[START Extracted data]
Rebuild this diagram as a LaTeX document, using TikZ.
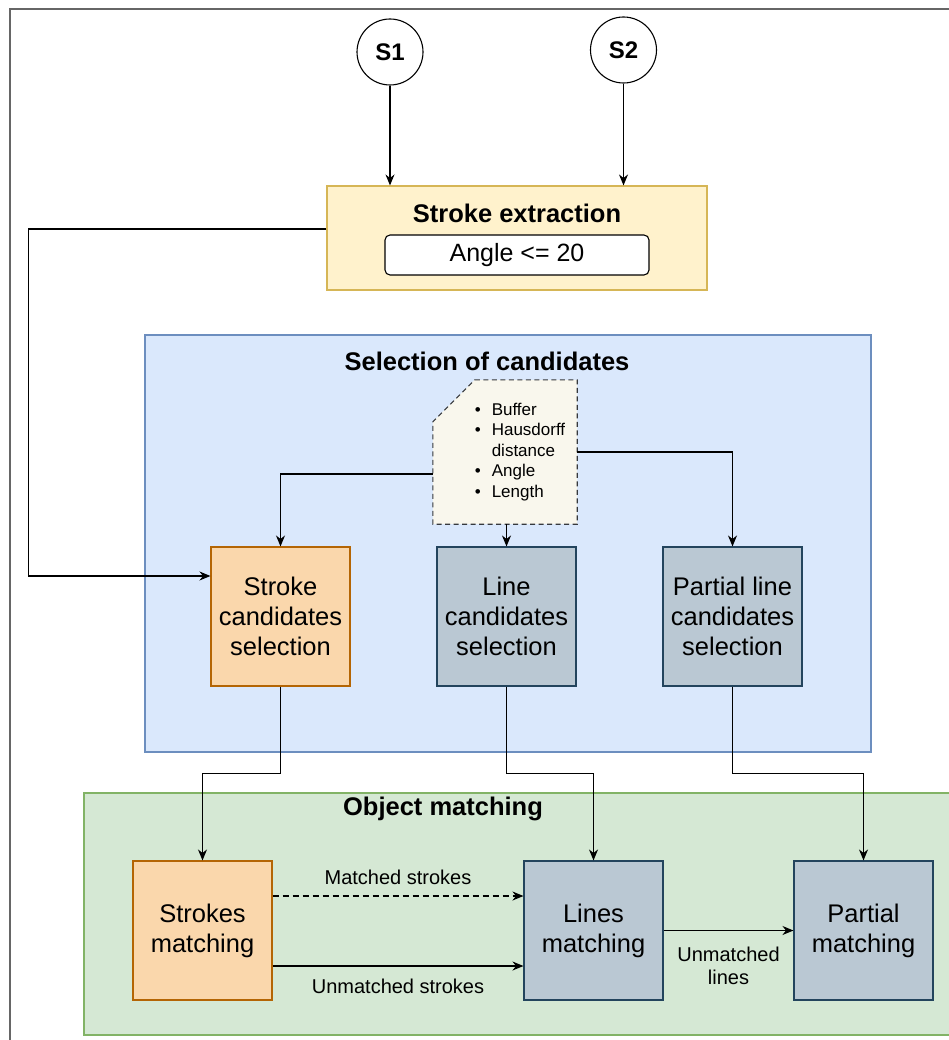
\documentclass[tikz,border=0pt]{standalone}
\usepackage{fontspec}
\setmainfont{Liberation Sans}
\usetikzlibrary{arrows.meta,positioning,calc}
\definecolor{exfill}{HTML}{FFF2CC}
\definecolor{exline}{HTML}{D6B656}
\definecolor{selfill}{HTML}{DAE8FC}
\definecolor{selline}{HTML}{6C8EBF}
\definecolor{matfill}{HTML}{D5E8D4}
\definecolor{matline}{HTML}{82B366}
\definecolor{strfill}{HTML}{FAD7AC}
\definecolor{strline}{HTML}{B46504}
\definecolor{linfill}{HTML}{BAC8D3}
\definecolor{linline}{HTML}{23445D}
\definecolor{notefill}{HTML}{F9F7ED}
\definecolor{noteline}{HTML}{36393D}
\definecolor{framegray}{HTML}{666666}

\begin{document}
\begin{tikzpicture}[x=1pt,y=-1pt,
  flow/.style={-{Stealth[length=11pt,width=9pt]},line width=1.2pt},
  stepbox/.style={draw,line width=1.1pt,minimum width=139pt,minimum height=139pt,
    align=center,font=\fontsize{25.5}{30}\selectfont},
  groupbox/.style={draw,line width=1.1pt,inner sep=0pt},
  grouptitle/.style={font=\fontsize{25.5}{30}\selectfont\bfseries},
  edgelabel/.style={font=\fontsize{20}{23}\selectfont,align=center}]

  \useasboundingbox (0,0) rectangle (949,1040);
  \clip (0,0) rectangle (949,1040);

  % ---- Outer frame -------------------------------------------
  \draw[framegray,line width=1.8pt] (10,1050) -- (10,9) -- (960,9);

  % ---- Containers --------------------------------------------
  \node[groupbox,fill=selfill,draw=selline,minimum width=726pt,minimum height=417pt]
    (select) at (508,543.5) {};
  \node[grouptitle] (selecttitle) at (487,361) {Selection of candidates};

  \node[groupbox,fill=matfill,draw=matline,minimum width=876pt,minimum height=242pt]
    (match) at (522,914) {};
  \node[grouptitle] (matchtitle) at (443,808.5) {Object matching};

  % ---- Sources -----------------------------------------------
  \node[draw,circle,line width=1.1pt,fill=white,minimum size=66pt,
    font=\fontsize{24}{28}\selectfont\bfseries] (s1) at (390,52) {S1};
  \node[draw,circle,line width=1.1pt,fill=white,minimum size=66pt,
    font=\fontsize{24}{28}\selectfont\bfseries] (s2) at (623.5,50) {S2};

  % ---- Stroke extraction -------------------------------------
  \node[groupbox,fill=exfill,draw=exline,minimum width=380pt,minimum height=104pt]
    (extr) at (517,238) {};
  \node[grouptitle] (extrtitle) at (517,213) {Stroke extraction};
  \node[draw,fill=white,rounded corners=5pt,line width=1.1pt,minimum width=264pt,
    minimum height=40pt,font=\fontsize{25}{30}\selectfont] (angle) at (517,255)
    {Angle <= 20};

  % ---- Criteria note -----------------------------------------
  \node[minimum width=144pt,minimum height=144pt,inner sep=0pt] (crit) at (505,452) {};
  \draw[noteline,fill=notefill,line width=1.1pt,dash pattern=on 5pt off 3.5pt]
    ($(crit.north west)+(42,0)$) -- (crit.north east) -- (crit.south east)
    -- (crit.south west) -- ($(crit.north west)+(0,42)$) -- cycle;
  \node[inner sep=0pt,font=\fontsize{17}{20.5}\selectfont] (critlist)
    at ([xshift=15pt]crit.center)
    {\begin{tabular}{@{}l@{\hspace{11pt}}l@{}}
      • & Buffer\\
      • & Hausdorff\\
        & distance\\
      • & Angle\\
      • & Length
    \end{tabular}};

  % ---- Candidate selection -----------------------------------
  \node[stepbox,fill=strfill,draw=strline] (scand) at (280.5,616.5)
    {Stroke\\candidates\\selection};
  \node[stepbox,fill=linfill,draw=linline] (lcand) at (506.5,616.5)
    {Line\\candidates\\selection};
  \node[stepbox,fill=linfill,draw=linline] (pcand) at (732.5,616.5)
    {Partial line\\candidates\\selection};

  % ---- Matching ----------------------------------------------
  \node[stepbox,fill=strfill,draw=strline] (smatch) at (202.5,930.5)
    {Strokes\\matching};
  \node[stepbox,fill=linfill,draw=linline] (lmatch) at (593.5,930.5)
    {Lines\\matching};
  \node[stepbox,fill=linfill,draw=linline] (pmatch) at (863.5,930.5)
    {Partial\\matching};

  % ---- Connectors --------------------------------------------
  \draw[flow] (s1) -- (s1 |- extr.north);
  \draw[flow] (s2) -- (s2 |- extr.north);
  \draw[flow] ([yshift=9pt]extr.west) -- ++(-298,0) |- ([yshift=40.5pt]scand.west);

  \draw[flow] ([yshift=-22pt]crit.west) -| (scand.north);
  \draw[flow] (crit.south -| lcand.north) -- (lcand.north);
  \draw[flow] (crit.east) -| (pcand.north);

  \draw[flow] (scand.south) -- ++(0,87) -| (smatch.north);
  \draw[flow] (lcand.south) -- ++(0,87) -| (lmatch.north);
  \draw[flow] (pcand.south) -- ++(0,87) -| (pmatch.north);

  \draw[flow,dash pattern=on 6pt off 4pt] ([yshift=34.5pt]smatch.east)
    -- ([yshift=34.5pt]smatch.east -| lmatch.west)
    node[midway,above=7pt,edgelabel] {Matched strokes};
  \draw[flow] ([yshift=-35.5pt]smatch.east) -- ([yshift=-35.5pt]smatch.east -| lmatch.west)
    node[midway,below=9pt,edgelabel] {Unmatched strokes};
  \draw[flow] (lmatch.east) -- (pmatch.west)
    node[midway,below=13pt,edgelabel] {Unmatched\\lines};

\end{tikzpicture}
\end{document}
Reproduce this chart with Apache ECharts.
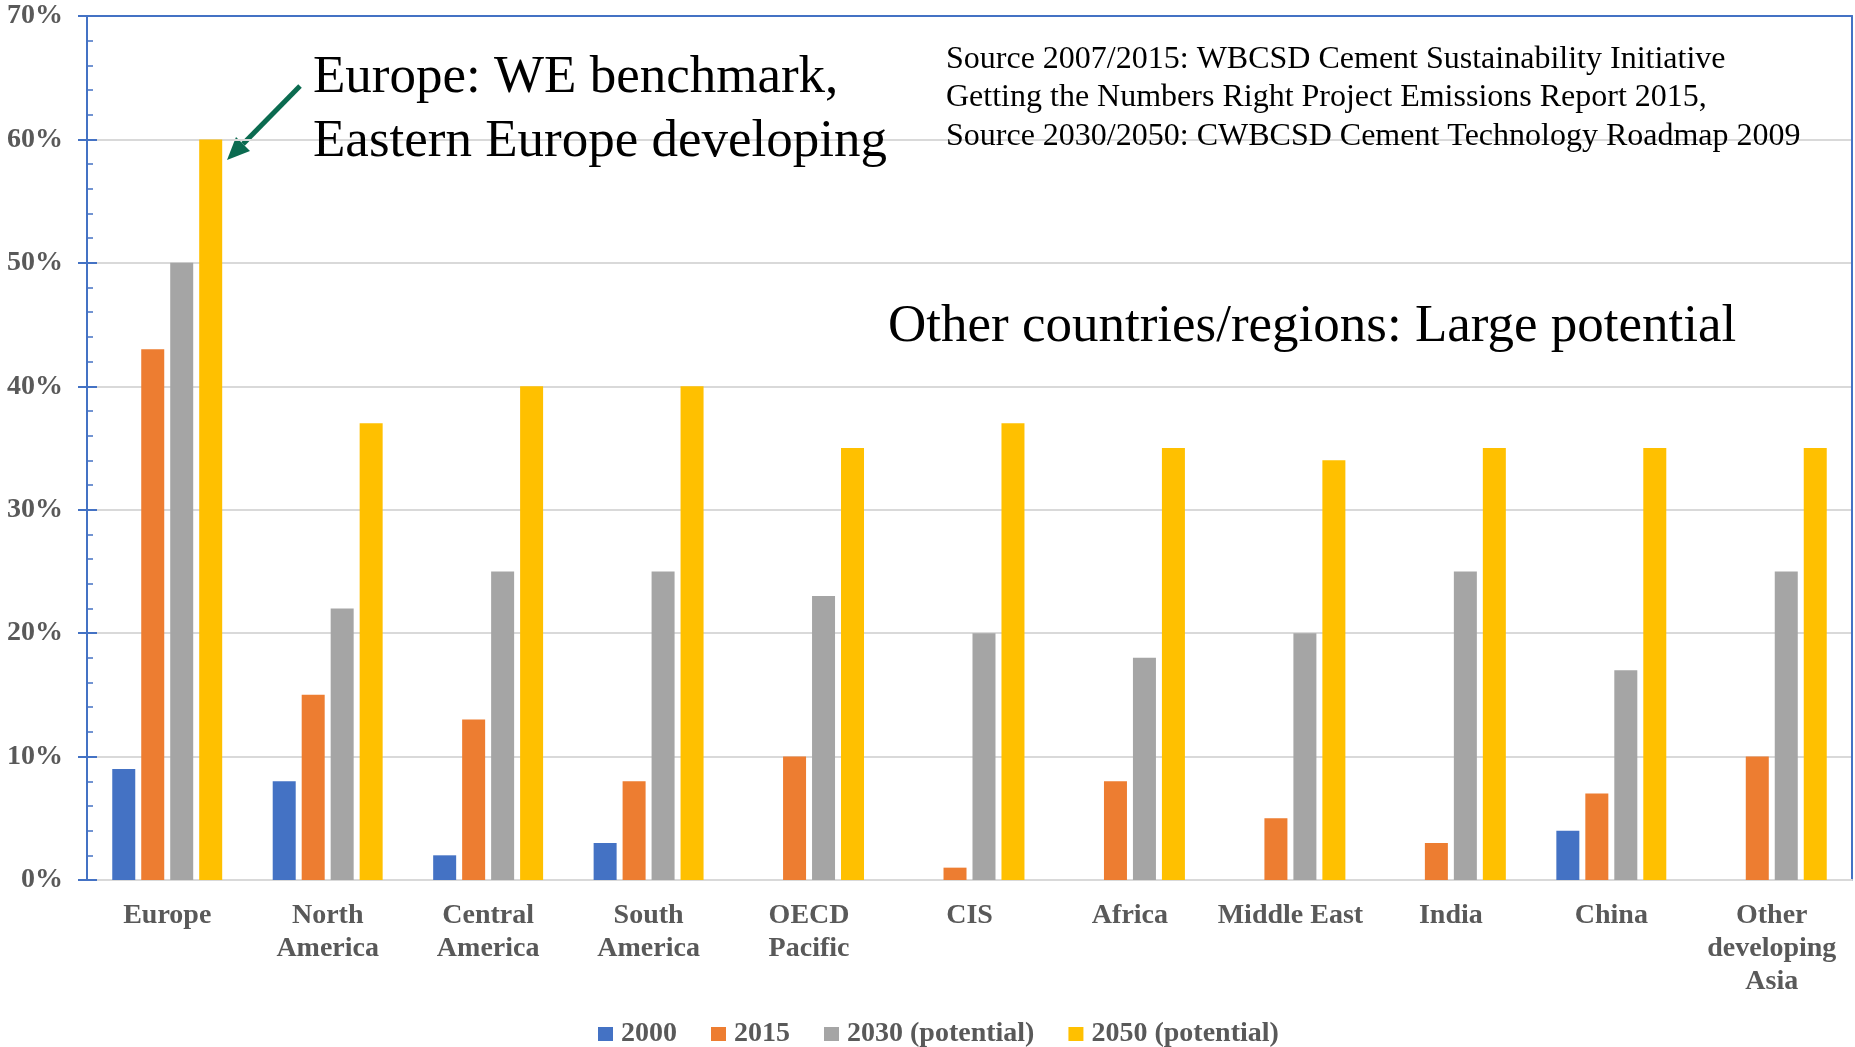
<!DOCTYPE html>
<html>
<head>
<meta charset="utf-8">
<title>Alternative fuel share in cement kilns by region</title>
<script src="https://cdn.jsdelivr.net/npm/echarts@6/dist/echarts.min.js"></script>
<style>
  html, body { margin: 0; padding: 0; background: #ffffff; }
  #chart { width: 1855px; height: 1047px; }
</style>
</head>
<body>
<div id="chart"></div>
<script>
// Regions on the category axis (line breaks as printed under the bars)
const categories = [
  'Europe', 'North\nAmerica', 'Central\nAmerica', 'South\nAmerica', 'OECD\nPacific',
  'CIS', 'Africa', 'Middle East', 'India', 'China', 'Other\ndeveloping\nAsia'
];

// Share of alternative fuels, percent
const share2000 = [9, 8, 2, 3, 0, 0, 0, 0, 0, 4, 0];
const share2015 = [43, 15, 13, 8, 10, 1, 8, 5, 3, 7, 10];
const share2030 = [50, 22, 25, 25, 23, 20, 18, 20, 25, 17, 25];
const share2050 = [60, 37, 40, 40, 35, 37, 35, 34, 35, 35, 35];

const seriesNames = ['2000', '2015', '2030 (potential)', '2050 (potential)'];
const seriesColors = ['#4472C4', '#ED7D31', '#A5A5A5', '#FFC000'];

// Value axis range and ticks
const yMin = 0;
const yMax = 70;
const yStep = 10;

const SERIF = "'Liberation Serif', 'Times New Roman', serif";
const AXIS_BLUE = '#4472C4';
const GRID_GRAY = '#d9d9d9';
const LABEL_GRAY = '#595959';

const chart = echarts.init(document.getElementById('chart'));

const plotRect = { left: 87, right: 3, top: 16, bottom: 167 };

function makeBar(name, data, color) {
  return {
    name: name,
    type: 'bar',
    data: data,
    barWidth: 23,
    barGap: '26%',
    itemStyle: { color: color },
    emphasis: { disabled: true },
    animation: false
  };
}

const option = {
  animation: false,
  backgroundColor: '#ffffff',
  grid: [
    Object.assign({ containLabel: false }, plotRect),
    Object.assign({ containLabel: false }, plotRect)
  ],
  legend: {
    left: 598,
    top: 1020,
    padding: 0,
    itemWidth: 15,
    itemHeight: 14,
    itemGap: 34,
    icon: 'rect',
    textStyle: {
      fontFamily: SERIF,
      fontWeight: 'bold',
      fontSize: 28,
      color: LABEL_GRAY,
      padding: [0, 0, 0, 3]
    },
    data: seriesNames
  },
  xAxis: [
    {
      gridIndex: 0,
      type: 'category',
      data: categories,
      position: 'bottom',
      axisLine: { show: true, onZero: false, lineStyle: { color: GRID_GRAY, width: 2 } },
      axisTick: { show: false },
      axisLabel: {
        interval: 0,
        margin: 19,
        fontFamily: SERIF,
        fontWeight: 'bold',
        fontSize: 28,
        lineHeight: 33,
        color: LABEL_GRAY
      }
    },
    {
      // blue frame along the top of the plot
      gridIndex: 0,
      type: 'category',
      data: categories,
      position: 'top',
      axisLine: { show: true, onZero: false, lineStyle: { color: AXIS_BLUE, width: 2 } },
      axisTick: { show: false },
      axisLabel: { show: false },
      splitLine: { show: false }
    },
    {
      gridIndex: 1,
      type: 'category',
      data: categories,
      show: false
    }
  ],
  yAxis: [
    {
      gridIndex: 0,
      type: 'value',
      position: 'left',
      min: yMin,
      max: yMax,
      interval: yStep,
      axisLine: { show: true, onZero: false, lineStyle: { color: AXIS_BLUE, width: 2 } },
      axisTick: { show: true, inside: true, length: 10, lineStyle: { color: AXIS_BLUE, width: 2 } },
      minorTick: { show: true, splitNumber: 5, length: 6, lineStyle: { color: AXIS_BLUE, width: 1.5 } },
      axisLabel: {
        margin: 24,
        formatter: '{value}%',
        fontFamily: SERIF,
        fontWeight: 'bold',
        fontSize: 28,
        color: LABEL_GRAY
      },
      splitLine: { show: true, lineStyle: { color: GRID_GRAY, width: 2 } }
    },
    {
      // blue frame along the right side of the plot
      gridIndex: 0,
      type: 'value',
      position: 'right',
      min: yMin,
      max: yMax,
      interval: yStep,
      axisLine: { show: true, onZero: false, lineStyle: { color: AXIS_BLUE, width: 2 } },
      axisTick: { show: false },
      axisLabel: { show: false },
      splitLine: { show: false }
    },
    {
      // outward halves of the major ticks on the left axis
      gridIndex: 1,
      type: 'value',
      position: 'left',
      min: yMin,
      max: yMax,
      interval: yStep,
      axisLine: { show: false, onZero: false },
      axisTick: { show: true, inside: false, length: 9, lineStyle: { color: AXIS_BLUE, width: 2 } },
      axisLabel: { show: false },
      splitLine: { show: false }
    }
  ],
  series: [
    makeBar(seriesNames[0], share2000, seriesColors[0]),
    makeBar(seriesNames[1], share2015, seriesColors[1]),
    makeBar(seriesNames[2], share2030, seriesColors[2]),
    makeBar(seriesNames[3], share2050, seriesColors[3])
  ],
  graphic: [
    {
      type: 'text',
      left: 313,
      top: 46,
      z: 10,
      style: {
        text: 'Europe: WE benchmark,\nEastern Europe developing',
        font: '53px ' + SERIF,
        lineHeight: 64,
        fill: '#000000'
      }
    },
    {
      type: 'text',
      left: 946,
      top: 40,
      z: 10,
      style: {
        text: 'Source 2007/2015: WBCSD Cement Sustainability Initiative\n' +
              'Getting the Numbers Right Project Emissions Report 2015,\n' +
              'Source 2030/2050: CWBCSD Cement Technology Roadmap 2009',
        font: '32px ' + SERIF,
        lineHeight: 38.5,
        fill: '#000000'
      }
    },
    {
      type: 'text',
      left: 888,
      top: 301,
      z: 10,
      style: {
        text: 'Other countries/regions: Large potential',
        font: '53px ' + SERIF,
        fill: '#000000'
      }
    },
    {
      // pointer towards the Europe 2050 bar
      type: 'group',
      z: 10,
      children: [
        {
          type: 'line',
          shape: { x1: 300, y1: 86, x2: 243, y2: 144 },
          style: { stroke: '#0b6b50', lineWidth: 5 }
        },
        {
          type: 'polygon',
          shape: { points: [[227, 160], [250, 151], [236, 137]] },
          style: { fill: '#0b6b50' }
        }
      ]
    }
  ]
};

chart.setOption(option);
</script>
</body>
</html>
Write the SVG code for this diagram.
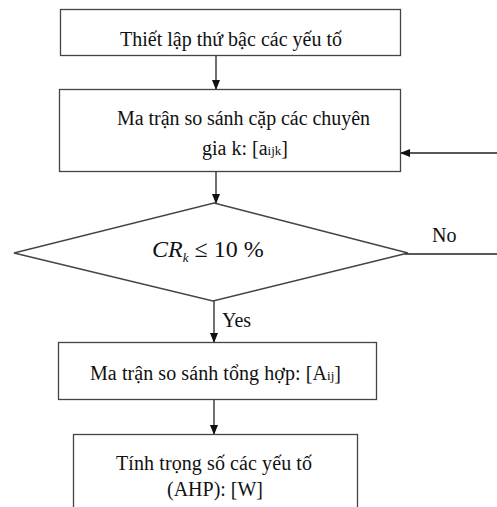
[END Extracted data]
• **Directive**
Begin at the line that has "Reproduce this chart with Apache ECharts.", stop after the line that has "['#4472C4', '#ED7D31', '#A5A5A5', '#FFC000'];", and reproduce every line between them exactly and nothing else. Pictures stay out of the copy.

• **Finished task**
Reproduce this chart with Apache ECharts.
<!DOCTYPE html>
<html>
<head>
<meta charset="utf-8">
<title>Alternative fuel share in cement kilns by region</title>
<script src="https://cdn.jsdelivr.net/npm/echarts@6/dist/echarts.min.js"></script>
<style>
  html, body { margin: 0; padding: 0; background: #ffffff; }
  #chart { width: 1855px; height: 1047px; }
</style>
</head>
<body>
<div id="chart"></div>
<script>
// Regions on the category axis (line breaks as printed under the bars)
const categories = [
  'Europe', 'North\nAmerica', 'Central\nAmerica', 'South\nAmerica', 'OECD\nPacific',
  'CIS', 'Africa', 'Middle East', 'India', 'China', 'Other\ndeveloping\nAsia'
];

// Share of alternative fuels, percent
const share2000 = [9, 8, 2, 3, 0, 0, 0, 0, 0, 4, 0];
const share2015 = [43, 15, 13, 8, 10, 1, 8, 5, 3, 7, 10];
const share2030 = [50, 22, 25, 25, 23, 20, 18, 20, 25, 17, 25];
const share2050 = [60, 37, 40, 40, 35, 37, 35, 34, 35, 35, 35];

const seriesNames = ['2000', '2015', '2030 (potential)', '2050 (potential)'];
const seriesColors = ['#4472C4', '#ED7D31', '#A5A5A5', '#FFC000'];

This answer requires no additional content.